INSTRUCTIONS FOR THE TASK. Of the lines in the listing below, how many hold "this"? Answer with the number only.
++++++++
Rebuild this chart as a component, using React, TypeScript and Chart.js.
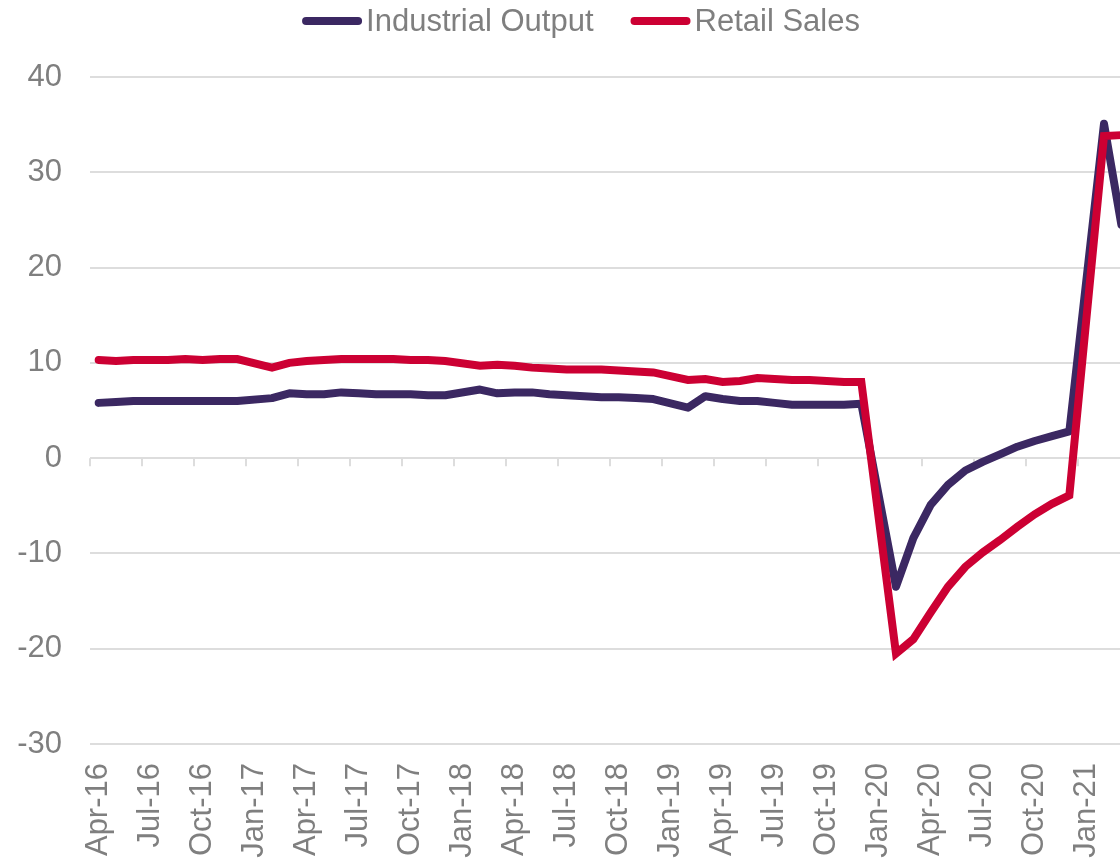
import React, { useEffect, useRef } from "react";
import { Chart, registerables } from "chart.js";

Chart.register(...registerables);

const MONTHS = ["Jan", "Feb", "Mar", "Apr", "May", "Jun", "Jul", "Aug", "Sep", "Oct", "Nov", "Dec"];

// Categories: Apr-16 .. Mar-21
const categories: string[] = [];
for (let y = 16; y <= 21; y++) {
  for (let m = 0; m < 12; m++) {
    if (y === 16 && m < 3) continue;
    if (y === 21 && m > 2) continue;
    categories.push(`${MONTHS[m]}-${y}`);
  }
}

// Year-to-date growth (%); January has no separate figure (null)
const industrialOutput: (number | null)[] = [
  // 2016 Apr-Dec
  5.8, 5.9, 6.0, 6.0, 6.0, 6.0, 6.0, 6.0, 6.0,
  // 2017
  null, 6.3, 6.8, 6.7, 6.7, 6.9, 6.8, 6.7, 6.7, 6.7, 6.6, 6.6,
  // 2018
  null, 7.2, 6.8, 6.9, 6.9, 6.7, 6.6, 6.5, 6.4, 6.4, 6.3, 6.2,
  // 2019
  null, 5.3, 6.5, 6.2, 6.0, 6.0, 5.8, 5.6, 5.6, 5.6, 5.6, 5.7,
  // 2020
  null, -13.5, -8.4, -4.9, -2.8, -1.3, -0.4, 0.4, 1.2, 1.8, 2.3, 2.8,
  // 2021
  null, 35.1, 24.5,
];

const retailSales: (number | null)[] = [
  // 2016 Apr-Dec
  10.3, 10.2, 10.3, 10.3, 10.3, 10.4, 10.3, 10.4, 10.4,
  // 2017
  null, 9.5, 10.0, 10.2, 10.3, 10.4, 10.4, 10.4, 10.4, 10.3, 10.3, 10.2,
  // 2018
  null, 9.7, 9.8, 9.7, 9.5, 9.4, 9.3, 9.3, 9.3, 9.2, 9.1, 9.0,
  // 2019
  null, 8.2, 8.3, 8.0, 8.1, 8.4, 8.3, 8.2, 8.2, 8.1, 8.0, 8.0,
  // 2020
  null, -20.5, -19.0, -16.2, -13.5, -11.4, -9.9, -8.6, -7.2, -5.9, -4.8, -3.9,
  // 2021
  null, 33.8, 33.9,
];

const seriesNames = ["Industrial Output", "Retail Sales"];
const seriesColors = ["#3b2862", "#cc0033"];

const FONT = "'Liberation Sans', Arial, sans-serif";
const TEXT_COLOR = "#7f7f7f";
const GRID_COLOR = "#dddddd";

const legendPlugin = {
  id: "customLegend",
  afterDraw(chart: any) {
    const ctx = chart.ctx;
    ctx.save();
    ctx.font = `31px ${FONT}`;
    const lineLen = 60;
    const gapText = 4;
    const gapItem = 37;
    const widths = seriesNames.map((n) => lineLen + gapText + ctx.measureText(n).width);
    const total = widths.reduce((a, b) => a + b, 0) + gapItem * (widths.length - 1);
    let x = 581 - total / 2;
    const y = 21;
    seriesNames.forEach((name, i) => {
      ctx.strokeStyle = seriesColors[i];
      ctx.lineWidth = 8;
      ctx.lineCap = "round";
      ctx.beginPath();
      ctx.moveTo(x + 4, y);
      ctx.lineTo(x + lineLen - 4, y);
      ctx.stroke();
      ctx.fillStyle = TEXT_COLOR;
      ctx.textBaseline = "alphabetic";
      ctx.textAlign = "left";
      ctx.fillText(name, x + lineLen + gapText, y + 10);
      x += widths[i] + gapItem;
    });
    ctx.restore();
  },
};

const zeroTicksPlugin = {
  id: "zeroTicks",
  beforeDatasetsDraw(chart: any) {
    const xs = chart.scales.x;
    const ys = chart.scales.y;
    const ctx = chart.ctx;
    const half = (xs.getPixelForValue(1) - xs.getPixelForValue(0)) / 2;
    const y0 = ys.getPixelForValue(0);
    ctx.save();
    ctx.strokeStyle = GRID_COLOR;
    ctx.lineWidth = 2;
    for (let i = 0; i <= categories.length; i += 3) {
      const x = Math.round(xs.getPixelForValue(i) - half);
      ctx.beginPath();
      ctx.moveTo(x, y0);
      ctx.lineTo(x, y0 + 8);
      ctx.stroke();
    }
    ctx.restore();
  },
};

export default function App() {
  const canvasRef = useRef<HTMLCanvasElement | null>(null);

  useEffect(() => {
    if (!canvasRef.current) return;
    const chart = new Chart(canvasRef.current, {
      type: "line",
      data: {
        labels: categories,
        datasets: [
          {
            label: seriesNames[0],
            data: industrialOutput,
            borderColor: seriesColors[0],
            backgroundColor: seriesColors[0],
            borderWidth: 8,
            pointRadius: 0,
            tension: 0,
            spanGaps: true,
            borderCapStyle: "round",
            borderJoinStyle: "round",
            order: 1,
          },
          {
            label: seriesNames[1],
            data: retailSales,
            borderColor: seriesColors[1],
            backgroundColor: seriesColors[1],
            borderWidth: 8,
            pointRadius: 0,
            tension: 0,
            spanGaps: true,
            borderCapStyle: "round",
            borderJoinStyle: "miter",
            order: 0,
          },
        ],
      },
      options: {
        animation: false,
        responsive: true,
        maintainAspectRatio: false,
        layout: { padding: { top: 77, left: 0, right: 10, bottom: 0 } },
        plugins: {
          legend: { display: false },
          tooltip: { enabled: false },
        },
        scales: {
          x: {
            type: "category",
            offset: true,
            grid: { display: false, drawTicks: false, offset: true },
            border: { display: false },
            ticks: {
              autoSkip: false,
              maxRotation: 90,
              minRotation: 90,
              padding: 19,
              color: TEXT_COLOR,
              font: { family: FONT, size: 31 },
              callback: (_v: any, idx: number) => (idx % 3 === 0 ? categories[idx] : ""),
            },
            afterFit: (s: any) => {
              s.height = 156;
              s.paddingLeft = 0;
              s.paddingRight = 0;
            },
          },
          y: {
            min: -30,
            max: 40,
            grid: { color: GRID_COLOR, lineWidth: 2, drawTicks: false },
            border: { display: false },
            ticks: {
              stepSize: 10,
              padding: 28,
              color: TEXT_COLOR,
              font: { family: FONT, size: 31 },
            },
            afterFit: (s: any) => {
              s.width = 90;
              s.paddingTop = 0;
              s.paddingBottom = 0;
            },
          },
        },
      },
      plugins: [zeroTicksPlugin, legendPlugin],
    });
    return () => chart.destroy();
  }, []);

  return (
    <div
      style={{
        position: "fixed",
        left: 0,
        top: 0,
        width: 1120,
        height: 861,
        overflow: "hidden",
        background: "#ffffff",
      }}
    >
      <div style={{ position: "relative", width: 1140, height: 900 }}>
        <canvas ref={canvasRef} />
      </div>
    </div>
  );
}
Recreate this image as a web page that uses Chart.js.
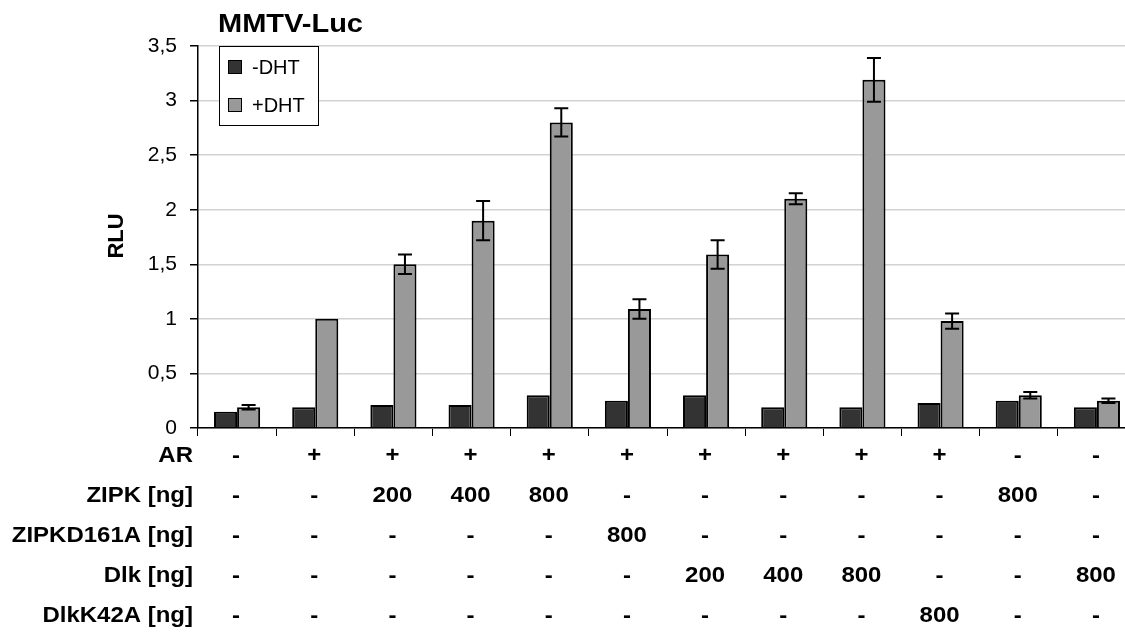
<!DOCTYPE html>
<html>
<head>
<meta charset="utf-8">
<script src="https://cdn.jsdelivr.net/npm/chart.js@4.4.0/dist/chart.umd.min.js"></script>
<style>
  html, body { margin: 0; padding: 0; background: #fff; overflow: hidden; width: 1125px; height: 633px; }
  #wrap { width: 1136px; height: 633px; position: relative; }
</style>
</head>
<body>
<div id="wrap"><canvas id="chart"></canvas></div>
<script>
// data
const minusDHT = [0.15, 0.19, 0.21, 0.21, 0.30, 0.25, 0.30, 0.19, 0.19, 0.23, 0.25, 0.19];
const plusDHT = [0.19, 1.0, 1.5, 1.9, 2.8, 1.09, 1.59, 2.1, 3.19, 0.98, 0.30, 0.25];
const plusErr = [0.02, 0, 0.09, 0.18, 0.13, 0.09, 0.13, 0.05, 0.2, 0.07, 0.03, 0.02];

const rowLabels = ["AR", "ZIPK [ng]", "ZIPKD161A [ng]", "Dlk [ng]", "DlkK42A [ng]"];
const arRow = ["-", "+", "+", "+", "+", "+", "+", "+", "+", "+", "-", "-"];
const zipkRow = ["-", "-", "200", "400", "800", "-", "-", "-", "-", "-", "800", "-"];
const zipkD161ARow = ["-", "-", "-", "-", "-", "800", "-", "-", "-", "-", "-", "-"];
const dlkRow = ["-", "-", "-", "-", "-", "-", "200", "400", "800", "-", "-", "800"];
const dlkK42ARow = ["-", "-", "-", "-", "-", "-", "-", "-", "-", "800", "-", "-"];
const tableRows = [arRow, zipkRow, zipkD161ARow, dlkRow, dlkK42ARow];

const categories = arRow.map((v, i) => "Lane " + (i + 1));
const seriesNames = ["-DHT", "+DHT"];
const seriesColors = ["#333333", "#999999"];

const FONT = "'Liberation Sans', Arial, sans-serif";

// text in the original is a bit wider than normal Arial
function wideText(ctx, text, x, y, sx) {
  ctx.save();
  ctx.scale(sx, 1);
  ctx.fillText(text, x / sx, y);
  ctx.restore();
}

// error bars, table, legend, titles
const extras = {
  id: "extras",
  afterDatasetsDraw(chart) {
    const ctx = chart.ctx;
    const y = chart.scales.y;
    const x = chart.scales.x;
    const meta = chart.getDatasetMeta(1);

    // error bars on +DHT
    ctx.save();
    ctx.strokeStyle = "#000";
    ctx.lineWidth = 2;
    meta.data.forEach((bar, i) => {
      const e = plusErr[i];
      if (!e) return;
      const top = y.getPixelForValue(plusDHT[i] + e);
      const bot = y.getPixelForValue(plusDHT[i] - e);
      ctx.beginPath();
      ctx.moveTo(bar.x, top); ctx.lineTo(bar.x, bot);
      ctx.moveTo(bar.x - 7, top); ctx.lineTo(bar.x + 7, top);
      ctx.moveTo(bar.x - 7, bot); ctx.lineTo(bar.x + 7, bot);
      ctx.stroke();
    });
    ctx.restore();

    // title
    ctx.save();
    ctx.fillStyle = "#000";
    ctx.font = "bold 25px " + FONT;
    ctx.textAlign = "left";
    ctx.textBaseline = "alphabetic";
    wideText(ctx, "MMTV-Luc", 218, 32, 1.16);

    // y axis title
    ctx.translate(117, 236);
    ctx.rotate(-Math.PI / 2);
    ctx.font = "bold 22px " + FONT;
    ctx.textAlign = "center";
    ctx.textBaseline = "middle";
    ctx.fillText("RLU", 0, 0);
    ctx.restore();

    // legend
    ctx.save();
    const lx = 219, ly = 46, lw = 99, lh = 79;
    ctx.fillStyle = "#fff";
    ctx.fillRect(lx, ly, lw, lh);
    ctx.strokeStyle = "#000";
    ctx.lineWidth = 1;
    ctx.strokeRect(lx + 0.5, ly + 0.5, lw, lh);
    ctx.font = "20px " + FONT;
    ctx.textBaseline = "middle";
    ctx.textAlign = "left";
    seriesNames.forEach((name, i) => {
      const cy = ly + 21 + i * 38;
      ctx.fillStyle = seriesColors[i];
      ctx.fillRect(lx + 9, cy - 7, 14, 14);
      ctx.strokeRect(lx + 9.5, cy - 6.5, 13, 13);
      ctx.fillStyle = "#000";
      ctx.fillText(name, lx + 33, cy + 1);
    });
    ctx.restore();

    // condition table under the axis
    ctx.save();
    ctx.fillStyle = "#000";
    ctx.font = "bold 22px " + FONT;
    ctx.textBaseline = "middle";
    tableRows.forEach((row, r) => {
      const ty = 456 + r * 40;
      ctx.textAlign = "right";
      wideText(ctx, rowLabels[r], 193, ty, 1.09);
      ctx.textAlign = "center";
      row.forEach((v, i) => {
        wideText(ctx, v, x.getPixelForValue(i) - 1, ty, 1.09);
      });
    });
    ctx.restore();
  }
};

new Chart(document.getElementById("chart"), {
  type: "bar",
  data: {
    labels: categories,
    datasets: [
      {
        label: seriesNames[0],
        data: minusDHT,
        backgroundColor: seriesColors[0],
        borderColor: "#000",
        borderWidth: 2,
        borderSkipped: "bottom"
      },
      {
        label: seriesNames[1],
        data: plusDHT,
        backgroundColor: seriesColors[1],
        borderColor: "#000",
        borderWidth: 2,
        borderSkipped: "bottom"
      }
    ]
  },
  options: {
    responsive: true,
    maintainAspectRatio: false,
    animation: false,
    events: [],
    layout: { padding: { top: 46, left: 0, right: 0, bottom: 0 } },
    datasets: { bar: { categoryPercentage: 0.59, barPercentage: 1 } },
    plugins: { legend: { display: false }, tooltip: { enabled: false } },
    scales: {
      x: {
        offset: true,
        grid: {
          offset: true,
          drawOnChartArea: false,
          drawTicks: true,
          tickLength: 8,
          color: "#000",
          lineWidth: 1
        },
        border: { display: true, color: "#000", width: 1.5 },
        ticks: { display: false },
        afterFit: (s) => { s.height = 633 - 428; }
      },
      y: {
        min: 0,
        max: 3.5,
        grid: {
          color: "#d2d2d2",
          lineWidth: 1.5,
          tickLength: 8,
          tickColor: "#000"
        },
        border: { display: true, color: "#000", width: 1.5 },
        ticks: {
          stepSize: 0.5,
          color: "#000",
          font: { family: FONT, size: 21 },
          padding: 13,
          callback: (v) => String(v).replace(".", ",")
        },
        afterFit: (s) => { s.width = 198; }
      }
    }
  },
  plugins: [extras]
});
</script>
</body>
</html>
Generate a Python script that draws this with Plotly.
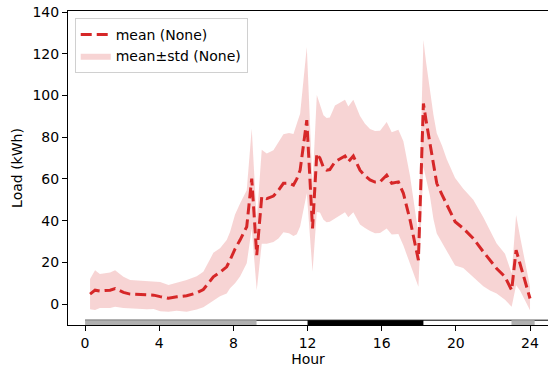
import numpy as np
import plotly.graph_objects as go

hours = [0.27, 0.54, 0.8, 1.1, 1.35, 1.62, 2.07, 2.43, 2.9, 3.33, 3.7, 4.05, 4.5, 4.95,
         5.48, 6.02, 6.38, 6.74, 6.92, 7.28, 7.64, 7.82, 8.09, 8.36, 8.72, 8.99, 9.26,
         9.53, 9.8, 10.16, 10.43, 10.7, 11.0, 11.24, 11.42, 11.6, 11.96, 12.27, 12.5,
         12.67, 12.86, 13.03, 13.2, 13.48, 14.02, 14.2, 14.47, 14.83, 15.1, 15.37, 15.64,
         15.91, 16.27, 16.54, 16.9, 17.17, 17.53, 17.98, 18.25, 18.39, 18.6, 18.79, 18.97,
         19.25, 19.51, 19.96, 20.4, 20.94, 21.48, 21.84, 22.2, 22.65, 23.01, 23.25, 23.46, 24.0]
mean_load = [4.8, 6.7, 6.3, 6.5, 6.7, 7.5, 5.6, 4.8, 4.6, 4.3, 4.3, 3.6, 2.8, 3.5,
             4.0, 5.4, 7.0, 11.0, 13.1, 15.3, 17.9, 21.1, 26.5, 30.7, 37.1, 60.2, 23.5,
             51.5, 50.6, 51.8, 54.5, 57.9, 58.0, 57.1, 60.0, 64.2, 88.2, 36.3, 72.2,
             69.9, 65.5, 64.2, 64.5, 68.2, 71.0, 68.2, 71.0, 64.2, 61.5, 59.5, 58.5,
             58.6, 61.8, 57.9, 58.6, 53.1, 40.3, 21.1, 96.2, 88.2, 77.3, 65.8, 57.9,
             52.5, 47.5, 39.5, 36.3, 31.5, 25.1, 21.0, 17.1, 13.1, 6.7, 25.9, 19.5, 2.7]
std_load = [7.2, 9.5, 8.2, 8.3, 8.5, 8.8, 7.5, 6.8, 6.8, 6.7, 6.6, 7.0, 6.4, 6.7,
            7.6, 8.0, 8.5, 10.5, 11.5, 11.5, 12.8, 13.5, 16.5, 17.5, 17.5, 24.0, 16.8,
            22.5, 21.6, 22.0, 23.0, 23.5, 24.0, 24.5, 26.5, 27.0, 35.0, 20.8, 28.0,
            26.0, 25.0, 25.0, 25.0, 27.0, 27.0, 26.5, 27.0, 26.0, 25.0, 24.5, 24.5,
            24.5, 25.5, 24.5, 25.0, 25.0, 21.0, 12.8, 30.4, 28.0, 25.3, 25.0, 24.0,
            23.5, 22.0, 21.0, 19.0, 18.5, 16.5, 14.5, 12.0, 11.0, 8.0, 16.8, 13.0, 5.6]

# time-of-day strip periods (hours) at the bottom of the axes
period_starts = [0.0, 12.0, 23.0]
period_ends = [9.25, 18.25, 24.25]
period_colors = ["#b0b0b0", "#000000", "#b0b0b0"]

x_ticks = [0, 4, 8, 12, 16, 20, 24]
y_ticks = [0, 20, 40, 60, 80, 100, 120, 140]

x_range = [-0.92, 24.97]
y_range = [-10, 140.5]
strip_top = -7.7

m = np.array(mean_load)
s = np.array(std_load)
h = np.array(hours)
upper = m + s
lower = m - s

fig = go.Figure()
fig.add_trace(go.Scatter(
    x=np.concatenate([h, h[::-1]]), y=np.concatenate([upper, lower[::-1]]),
    fill="toself", fillcolor="rgba(214,39,40,0.2)", line=dict(width=0),
    mode="lines", name="mean±std (None)", hoverinfo="skip"))
fig.add_trace(go.Scatter(
    x=h, y=m, mode="lines", name="mean (None)",
    line=dict(color="#d62728", width=3, dash="11px,5px")))

# strip outline line
fig.add_shape(type="line", xref="x", yref="y", x0=period_starts[0], x1=x_range[1],
              y0=strip_top, y1=strip_top, line=dict(color="black", width=1), layer="above")
for a, b, c in zip(period_starts, period_ends, period_colors):
    fig.add_shape(type="rect", xref="x", yref="y", x0=a, x1=b, y0=y_range[0], y1=strip_top,
                  fillcolor=c, line=dict(width=0), layer="above")

fig.update_layout(
    width=548, height=374,
    margin=dict(l=68, r=0, t=11, b=49),
    paper_bgcolor="white", plot_bgcolor="white",
    font=dict(family="DejaVu Sans", size=14, color="black"),
    showlegend=True,
    legend=dict(x=0.014, y=0.978, xanchor="left", yanchor="top",
                bgcolor="rgba(255,255,255,0.8)", bordercolor="#d0d0d0", borderwidth=1,
                font=dict(size=14), traceorder="reversed", itemwidth=30,
                tracegroupgap=2),
    xaxis=dict(range=x_range, tickvals=x_ticks, ticks="outside", ticklen=5,
               tickcolor="black", showline=True, linecolor="black", linewidth=1,
               mirror=True, showgrid=False, zeroline=False, tickfont=dict(size=14),
               title=dict(text="Hour", standoff=4, font=dict(size=14))),
    yaxis=dict(range=y_range, tickvals=y_ticks, ticks="outside", ticklen=5,
               tickcolor="black", showline=True, linecolor="black", linewidth=1,
               showgrid=False, zeroline=False, tickfont=dict(size=14),
               title=dict(text="Load (kWh)", standoff=6, font=dict(size=14))),
)

fig.write_html("out.html")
++++++++
FINISHED EXERCISE. 3